Synthetic Jurisprudence
The establishment, sooner or later, of an Indian School of Synthetic Jurisprudence (we would probably have called it “Syncretic” Jurisprudence) was almost a biologic necessity; it was certainly a natural outgrowth of the Indian philosophy of life. From the earliest recorded history of the peoples of the Indian peninsula who later formed themselves into a unified nation, there was manifested a sense of unity in the midst of diversity; as Humayun Kabir calls it, “a sense of Indianess.”
This sense of Indianess grew “in the capacity of Indian society to adjust itself to the challenge of the times India accepted freely, gifts other people brought. The process of synthesis continues to this day.’ Systems of law reflect of necessity the social environment in which they arise and develop.
The Indian School of Synthetic Jurisprudence was founded by Minocher J. Sethna in 1955. Synthetic Jurisprudence can be defined as a method which is to bring logical analysis of the given juristic materials, the historical development of those materials, the metaphysical or philosophical findings of ideals or principles behind them, the political principles to which they may be referred or which give common direction to juristic and political institutions, as well as the principles of social institutional development and their relation to justice and to political philosophy, as well as a general science of society and social institutions-to bring all this as it were to a common focus upon the problems of jurisprudence in what he calls a synthetic science of law.
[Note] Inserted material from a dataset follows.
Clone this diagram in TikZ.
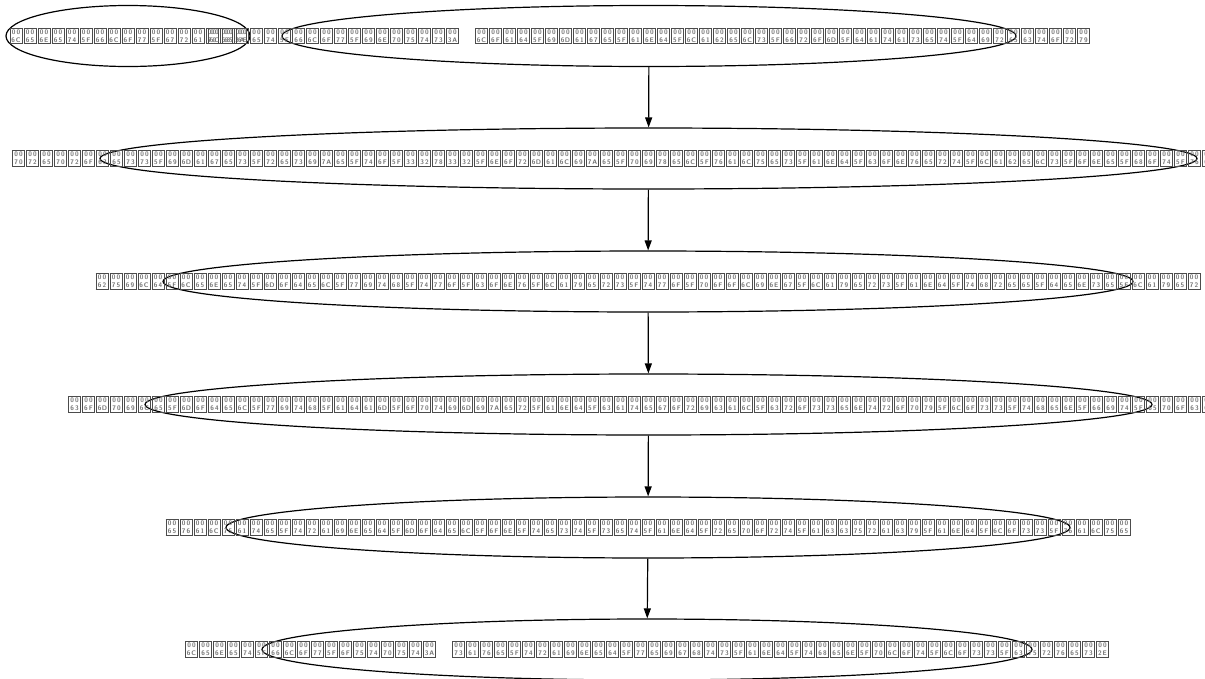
\documentclass[tikz,border=0pt]{standalone}
\usetikzlibrary{arrows.meta,shapes.geometric}
\definecolor{tofuframe}{gray}{0.3}
\definecolor{tofudigit}{gray}{0.45}
\newcommand\tofufont{\fontsize{6.6}{6.6}\selectfont\sffamily\bfseries}
\newcommand\tofuG[2]{\kern0.5pt{\color{tofuframe}\setlength\fboxrule{0.8pt}\setlength\fboxsep{0.4pt}\fbox{\vbox to 14pt{\offinterlineskip\vskip0.6pt\hbox to 10.6pt{\color{tofudigit}\tofufont\hfil 0\hfil 0\hfil}\vss\hbox to 10.6pt{\color{tofudigit}\tofufont\hfil#1\hfil#2\hfil}\vskip0.6pt}}}\kern0.5pt}
\newcommand\tofuchar[1]{\pgfmathparse{Hex(\number`#1)}\expandafter\tofuG\pgfmathresult}
\def\tofuend{tofuend-marker}
\newcommand\tofustr[1]{\tofuwalk#1\tofuend}
\def\tofuwalk#1{\ifx\tofuend#1\else\tofuchar{#1}\expandafter\tofuwalk\fi}
\newcommand\tofusp{\hspace*{15pt}}
\tikzset{
  gv/.style={draw, ellipse, line width=1.2pt, inner sep=0pt, minimum height=61pt},
  flow/.style={line width=1.2pt, -{Triangle[length=10pt,width=7pt]}}
}
\begin{document}
\begin{tikzpicture}[x=1pt,y=-1pt]
\useasboundingbox (0,0) rectangle (1205,678);
\node[gv, minimum width=244pt] (n0) at (128,36) {\makebox[0pt]{\tofustr{lenet_flow_graph:}}};
\node[gv, minimum width=734pt] (n1) at (649,36) {\makebox[0pt]{\tofustr{lenet_flow_inputs:}\tofusp\tofustr{load_image_and_labels_from_dataset_directory}}};
\node[gv, minimum width=1097pt] (n2) at (648.5,158.5) {\makebox[0pt]{\tofustr{preprocess_images_resize_to_32x32_normalize_pixel_values_and_convert_labels_one_hot_vectors}}};
\node[gv, minimum width=970pt] (n3) at (648,281.5) {\makebox[0pt]{\tofustr{build_lenet_model_with_two_conv_layers_two_pooling_layers_and_three_dense_layer}}};
\node[gv, minimum width=1007pt] (n4) at (648.5,404.5) {\makebox[0pt]{\tofustr{compile_model_with_adam_optimizer_and_categorical_crossentropy_loss_then_fit_epochs}}};
\node[gv, minimum width=844pt] (n5) at (648,527.5) {\makebox[0pt]{\tofustr{evaluate_trained_model_on_test_set_and_report_accuracy_and_loss_value}}};
\node[gv, minimum width=770pt] (n6) at (647,649.5) {\makebox[0pt]{\tofustr{lenet_flow_output:}\tofusp\tofustr{save_trained_weights_and_then_plot_loss_curves.}}};
\draw[flow] (n1) -- (n2);
\draw[flow] (n2) -- (n3);
\draw[flow] (n3) -- (n4);
\draw[flow] (n4) -- (n5);
\draw[flow] (n5) -- (n6);
\end{tikzpicture}
\end{document}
Synthetic Jurisprudence describes the object of Jurisprudence as “that of examining the existing law, and the Principles on which it is based, and of analysing its concepts, studied with the help of history, in the light of a comparative study of the legal systems of the world and of testing the utility of the law, studying reasons at its substratum, and examining it in the light of sociology and psychology and under the rules of natural justice and social conscience. . . .Good laws are those which are capable of doing the greatest good to the largest number in society.”